GENEVA — Iran-backed Yemeni rebels on Tuesday accused Saudi Arabia of trying to sabotage UN peace talks in Geneva and ruled out negotiations with the exiled government saying it lacked legitimacy.

The rebels were finally set to join proximity talks on Tuesday afternoon as they arrived a day late after being stranded in Djibouti — a fact they blamed on Riyadh.

But rebel negotiating team member Mohammed Zubairi defiantly told reporters, "We refuse any dialogue with those who have no legitimacy."

He said they instead wanted talks with Saudi Arabia, which has been leading an aerial campaign against the rebels since March 26, "to stop the aggression".

The United Nations is desperately trying to get the rebels, who control a large swath of territory including the capital Sanaa, and the internationally recognized government to agree to a badly-needed humanitarian truce.

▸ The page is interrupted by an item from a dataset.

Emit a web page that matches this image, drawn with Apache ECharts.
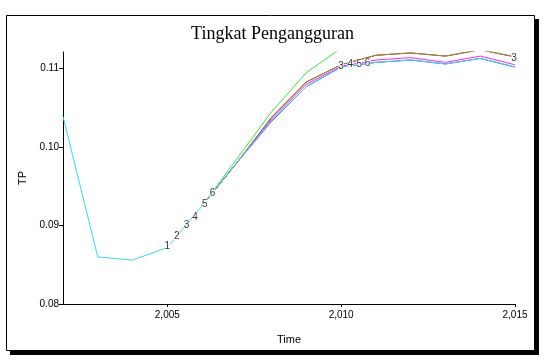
<!doctype html>
<html>
<head>
  <meta charset="utf-8">
  <title>Tingkat Pengangguran</title>
  <script src="https://cdn.jsdelivr.net/npm/echarts@6/dist/echarts.min.js"></script>
  <style>
    html, body { margin: 0; padding: 0; background: #fff; }
    #main { width: 545px; height: 362px; }
  </style>
</head>
<body>
<div id="main"></div>
<script>
// data (annual values); runs 1-5 hide under run 6 before 2006
var years = [2002, 2003, 2004, 2005, 2006, 2007, 2008, 2009, 2010, 2011, 2012, 2013, 2014, 2015];
var run1 = [null, null, null, null, 0.0925, 0.0980, 0.1033, 0.1077, 0.1102, 0.1108, 0.1111, 0.1106, 0.1113, 0.1102];
var run2 = [null, null, null, null, 0.0925, 0.0980, 0.1038, 0.1083, 0.1105, 0.1117, 0.1120, 0.1116, 0.1124, 0.1115];
var run3 = [null, null, null, null, 0.0925, 0.0985, 0.1045, 0.1095, 0.1126];
var run4 = [null, null, null, null, 0.0925, 0.0980, 0.1038, 0.1083, 0.1105, 0.1117, 0.1120, 0.1116, 0.1124, 0.1115];
var run5 = [null, null, null, null, 0.0925, 0.0980, 0.1036, 0.1080, 0.1103, 0.1111, 0.1114, 0.1108, 0.1116, 0.1105];
var run6 = [0.1039, 0.0860, 0.0856, 0.0872, 0.0925, 0.0980, 0.1034, 0.1077, 0.1102, 0.1108, 0.1111, 0.1106, 0.1113, 0.1102];
var runColors = ['#3a3aff', '#9a1a1a', '#33e633', '#a08c2a', '#ff22ff', '#33e0e8'];
var xTicks = [2005, 2010, 2015];
var yTicks = [0.08, 0.09, 0.10, 0.11];
// run number labels placed along the curves [year, value, text]
var runLabels = [
  [2005.0, 0.0873, '1'], [2005.27, 0.0886, '2'], [2005.55, 0.0900, '3'],
  [2005.8, 0.0911, '4'], [2006.08, 0.0927, '5'], [2006.3, 0.0941, '6'],
  [2010.0, 0.1103, '3'], [2010.26, 0.1105, '4'], [2010.52, 0.1106, '5'], [2010.76, 0.1107, '6'],
  [2014.97, 0.1113, '3']
];

function pairs(arr) {
  return arr.map(function (v, i) { return [years[i], v == null ? '-' : v]; });
}
var runs = [run1, run2, run3, run4, run5, run6];
var series = runs.map(function (r, i) {
  return {
    type: 'line', data: pairs(r), showSymbol: false, clip: true,
    lineStyle: { width: 1, color: runColors[i] }, z: 2 + i, animation: false
  };
});
series.push({
  type: 'scatter', symbolSize: 0, z: 20, animation: false,
  data: runLabels.map(function (d) { return [d[0], d[1], d[2]]; }),
  label: {
    show: true, position: 'inside', color: '#000', fontSize: 10,
    fontFamily: 'Liberation Sans, Arial, sans-serif',
    backgroundColor: '#fff', padding: [0, 0],
    formatter: function (p) { return p.data[2]; }
  }
});

var myChart = echarts.init(document.getElementById('main'));
var option = {
  backgroundColor: '#fff',
  animation: false,
  title: {
    text: 'Tingkat Pengangguran', left: 'center', top: 20,
    textStyle: { fontFamily: 'Liberation Serif, Times New Roman, serif', fontWeight: 'normal', fontSize: 18, color: '#000' }
  },
  grid: { left: 63, right: 30, top: 52, bottom: 58 },
  xAxis: {
    type: 'value', min: 2002, max: 2015,
    name: 'Time', nameLocation: 'middle', nameGap: 30,
    nameTextStyle: { fontFamily: 'Liberation Sans, Arial, sans-serif', fontSize: 11, color: '#000' },
    axisLine: { lineStyle: { color: '#000', width: 1 } },
    axisTick: { customValues: xTicks, length: 3, lineStyle: { color: '#000' } },
    axisLabel: {
      customValues: xTicks, color: '#000', fontSize: 10, margin: 6,
      fontFamily: 'Liberation Sans, Arial, sans-serif',
      formatter: function (v) { var s = String(v); return s.charAt(0) + ',' + s.slice(1); }
    },
    splitLine: { show: false }
  },
  yAxis: {
    type: 'value', min: 0.08, max: 0.11212,
    name: 'TP', nameLocation: 'middle', nameGap: 34, nameRotate: 90,
    nameTextStyle: { fontFamily: 'Liberation Sans, Arial, sans-serif', fontSize: 11, color: '#000' },
    axisLine: { show: true, lineStyle: { color: '#000', width: 1 } },
    axisTick: { show: true, customValues: yTicks, length: 4, lineStyle: { color: '#000' } },
    axisLabel: {
      customValues: yTicks, color: '#000', fontSize: 10, margin: 4,
      fontFamily: 'Liberation Sans, Arial, sans-serif',
      formatter: function (v) { return v.toFixed(2); }
    },
    splitLine: { show: false }
  },
  graphic: [
    { type: 'rect', shape: { x: 6.5, y: 15.5, width: 528, height: 335 }, style: { fill: null, stroke: '#000', lineWidth: 1 }, z: 100 },
    { type: 'rect', shape: { x: 10, y: 350, width: 529, height: 5 }, style: { fill: '#000' }, z: 100 },
    { type: 'rect', shape: { x: 534, y: 19, width: 5, height: 336 }, style: { fill: '#000' }, z: 100 }
  ],
  series: series
};
myChart.setOption(option);
</script>
</body>
</html>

A UN-chartered plane carrying the rebels had left Sanaa on Sunday afternoon but was forced to wait in Djibouti for nearly 24 hours, forcing them to miss Monday's opening of the talks and a meeting with UN chief Ban Ki-moon.

The rebels accused Egypt and Sudan of not allowing their plane to fly through their airspace.

"It was Saudi Arabia which asked its allies" to do so with the aim of "torpedoing the negotiations", Adel Shujah, another member of the rebel team told AFP after arriving in Geneva.

He said they were able to travel on to Switzerland after the United States and Oman intervened.

Mohamed Abdel Salam, the spokesman for the Ansarullah rebel group, put up a post on Facebook thanking Oman for using "its good offices" to resolve the problem.

Oman is the only Gulf monarchy that has not joined the Saudi-led coalition fighting the rebels. Oman maintains good relations with both Iran and Saudi Arabia.

Yemen has been wracked by conflict between Iran-backed Shiite rebels and exiled President Abedrabbo Mansour Hadi's internationally recognized government.

Global powers are keen for a speedy resolution, fearing the growing power of Al-Qaeda in the Arabian Peninsula, the Yemeni branch of the jihadist network that has taken advantage of the chaos to seize territory.

On Monday, Ban underscored the need for an immediate humanitarian truce in Yemen for at least two weeks to mark the holy Muslim month of Ramadan in order to furnish critical supplies to millions of people facing acute shortages.

Breakthrough Unlikely

The UN has described Yemen's humanitarian crisis as "catastrophic", with 80 percent of the population — 20 million people — in need of aid.

The UN children's agency said Tuesday that at least 279 children had been killed in Yemen since the Saudi-led strikes began — a figure four times higher than for the whole of last year.

The rebel team is expected to join the talks on Tuesday afternoon but there are outstanding issues, including the rebels' inflated presence, UN spokesman Ahmad Fawzi said.

He said before the rebels joined the talks, the UN wanted to ensure they adhered to "the 7+3 principle, that is seven principals and three advisers" on the negotiating team.

However, the rebels appear to have turned up with a much more substantial entourage.

Both experts and some participants are pessimistic about the outcome of the talks. The positions of the two warring sides are so divergent that they will not be sitting in the same room and the UN will be holding separate consultations with them.

The rebels, supported by military units loyal to ex-president Ali Abdullah Saleh, have made huge advances after his successor Hadi fled to Saudi Arabia in February.

The second day of the talks coincide with reports, confirmed by Al Qaeda in Yemen, that its leader Nasir al-Wuhayshi, number two in the global jihadist organisation, was killed in a US drone strike.

Washington has not yet commented on the death of Wuhayshi, whose group, Al-Qaeda in the Arabian Peninsula, has been behind several plots against the United States.